If you let me finish?  If you listen to the comments or look at the comments that have been made by the South Australian Minister in today’s report, what is clear is that if there ever was an emergency situation which occurred at Inverbrackie, the South Australian Police would be there and they would be there under the direction of the AFP…
 
BRIGGS:
 
They can’t be there.
 
MARLES:
And to the extent that there needs to be greater harmonisation between the various police forces of this country to deal with circumstances of this kind, that is a process which is being led by the Federal Government right now.
 
DALLEY:
 
Alright I want to move on, gentlemen you have got about twenty seconds each. I want marks out of ten for Julia Gillard’s trip mainly to our north east Asian trading partners and to the disaster site in Japan,
Jamie Briggs, would you give her any marks out of ten?
 
BRIGGS:
 
Look, I think she performed reasonably okay overseas. But she should have been here; she should have been here trying to explain her disastrous policies on border protection, her disastrous carbon tax.
 
DALLEY:
 
Okay alright, Richard, what’s your mark out of the ten for Julia Gillard’s trip overseas?
 
MARLES:
 
A ten out of ten.

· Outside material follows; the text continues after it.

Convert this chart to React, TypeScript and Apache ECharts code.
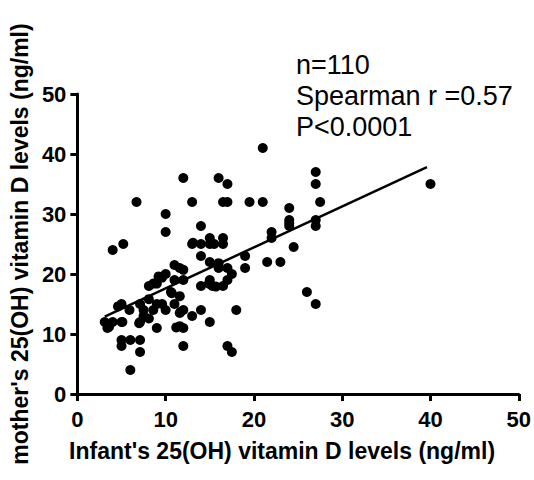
import React, { useEffect, useRef } from "react";
import * as echarts from "echarts";

const xTicks = [0, 10, 20, 30, 40, 50];
const yTicks = [0, 10, 20, 30, 40, 50];

const infantLevels = [
  4, 5.2, 6.7, 10, 10, 12, 13, 14, 13, 14, 15, 15, 15.5, 16.5, 16.5, 16, 17, 16.5, 17, 19.5,
  21, 21, 22, 22, 24, 24, 24, 24.5, 27, 27, 27.5, 27, 27, 40, 26, 27, 23, 21.5, 19, 19,
  14, 15, 16, 17, 17.5, 17, 16.5, 15.3, 15, 14, 18, 17, 17.5, 15, 14, 13, 12, 11.6, 11.6, 12,
  12, 11, 11.6, 12, 12, 11, 10.6, 11.6, 11, 10, 9.6, 9, 8.6, 8.1, 8.1, 9, 9.6, 10, 8.6, 7.5,
  7.1, 7.1, 7.5, 9, 5.9, 5, 4.6, 5, 4, 3.1, 3.4, 5, 5, 6, 7.1, 7.1, 6,
  16, 5.1, 3.6, 7, 11.7, 10.7, 8.1, 9.2, 14.9, 15.7, 13.1, 24, 11.2,
];

const motherLevels = [
  24, 25, 32, 30, 27, 36, 32, 28, 25, 25, 26, 25, 25, 26, 25, 36, 35, 32, 32, 32,
  41, 32, 27, 26, 31, 29, 28, 24.5, 37, 35, 32, 29, 28, 35, 17, 15, 22, 22, 23, 21,
  23, 22, 21, 21, 20, 19, 18, 18, 19, 18, 14, 8, 7, 12, 14, 13, 14, 13.5, 11.3, 11,
  8, 21.5, 21, 20.7, 19, 19, 17, 16.3, 15, 20, 19.4, 18.4, 18.4, 18, 15.8, 15, 15, 14, 14, 14,
  15, 12, 13, 11, 14, 15, 14.6, 12, 12, 12, 11, 9, 8, 9, 9, 7, 4,
  21.8, 12, 11.2, 11.8, 13.7, 16.8, 12.6, 19.6, 18.4, 17.9, 25.2, 28.5, 11.1,
];

const fitLine = [
  [3.1, 12.9],
  [39.6, 37.8],
];

const statLines = ["n=110", "Spearman r =0.57", "P<0.0001"];

const FONT = "Arial, 'Liberation Sans', Helvetica, sans-serif";

export default function App() {
  const ref = useRef<HTMLDivElement>(null);

  useEffect(() => {
    if (!ref.current) return;
    const chart = echarts.init(ref.current, null, { renderer: "svg" });
    const points = infantLevels.map((x, i) => [x, motherLevels[i]]);
    chart.setOption({
      animation: false,
      backgroundColor: "#ffffff",
      grid: { left: 69, right: 15, top: 94, bottom: 86, containLabel: false },
      xAxis: {
        type: "value",
        min: xTicks[0],
        max: xTicks[xTicks.length - 1],
        interval: 10,
        name: "Infant's 25(OH) vitamin D levels (ng/ml)",
        nameLocation: "middle",
        nameGap: 45,
        nameTextStyle: {
          fontFamily: FONT,
          fontWeight: "bold",
          fontSize: 23,
          color: "#000",
          padding: [0, 32, 0, 0],
        },
        axisLine: { show: true, lineStyle: { color: "#000", width: 3 } },
        axisTick: { show: true, length: 7, inside: false, lineStyle: { color: "#000", width: 3 } },
        axisLabel: {
          fontFamily: FONT,
          fontWeight: "bold",
          fontSize: 22,
          color: "#000",
          margin: 14,
        },
        splitLine: { show: false },
      },
      yAxis: {
        type: "value",
        min: yTicks[0],
        max: yTicks[yTicks.length - 1],
        interval: 10,
        name: "mother's 25(OH) vitamin D levels (ng/ml)",
        nameLocation: "middle",
        nameGap: 41,
        nameRotate: 90,
        nameTextStyle: {
          fontFamily: FONT,
          fontWeight: "bold",
          fontSize: 23,
          color: "#000",
        },
        axisLine: { show: true, lineStyle: { color: "#000", width: 3 } },
        axisTick: { show: true, length: 7, inside: false, lineStyle: { color: "#000", width: 3 } },
        axisLabel: {
          fontFamily: FONT,
          fontWeight: "bold",
          fontSize: 22,
          color: "#000",
          margin: 11,
        },
        splitLine: { show: false },
      },
      graphic: [
        {
          type: "text",
          left: 296,
          top: 49,
          style: {
            text: statLines.join("\n"),
            fontFamily: FONT,
            fontSize: 27,
            lineHeight: 31,
            fill: "#000",
          },
        },
      ],
      series: [
        {
          type: "scatter",
          data: points,
          symbol: "circle",
          symbolSize: 10,
          itemStyle: { color: "#000", opacity: 1 },
          z: 3,
        },
        {
          type: "line",
          data: fitLine,
          symbol: "none",
          lineStyle: { color: "#000", width: 2.5 },
          z: 4,
        },
      ],
    });
    return () => chart.dispose();
  }, []);

  return <div ref={ref} style={{ width: 534, height: 480, position: "absolute", left: 0, top: 0 }} />;
}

This was going to our major trading partners, trade is about jobs and that is what she was promoting. But she was also the first foreign leader to visit Japan after their terrible disaster, I think that was really important in terms of our relationship with that country.
 
DALLEY:
 
To be fair, I have to get marks out of ten for Tony Abbott’s trip around Australia. Jamie, you have literally got five seconds?
 
BRIGGS:
 
Tony Abbott’s doing what a good leader should do, getting around the country.
 
DALLEY:
 
Alright, Richard, marks out of ten for Tony Abbott?
 
MARLES:
 
I will give him two, I mean on carbon price and immigration; it was completely off the card.
 
DALLEY:
 
Alright, two out of ten, we will have to leave it there.
 
MARLES:
 
But it is important in terms of what he raised in terms of indigenous Australians.
 
DALLEY:
 
Okay, well that’s an issue for another day. Gentleman, thank you so much, we have run out of time. Richard Marles and Jamie Briggs, appreciate it. And that is it for AM Agenda, thanks for joining us.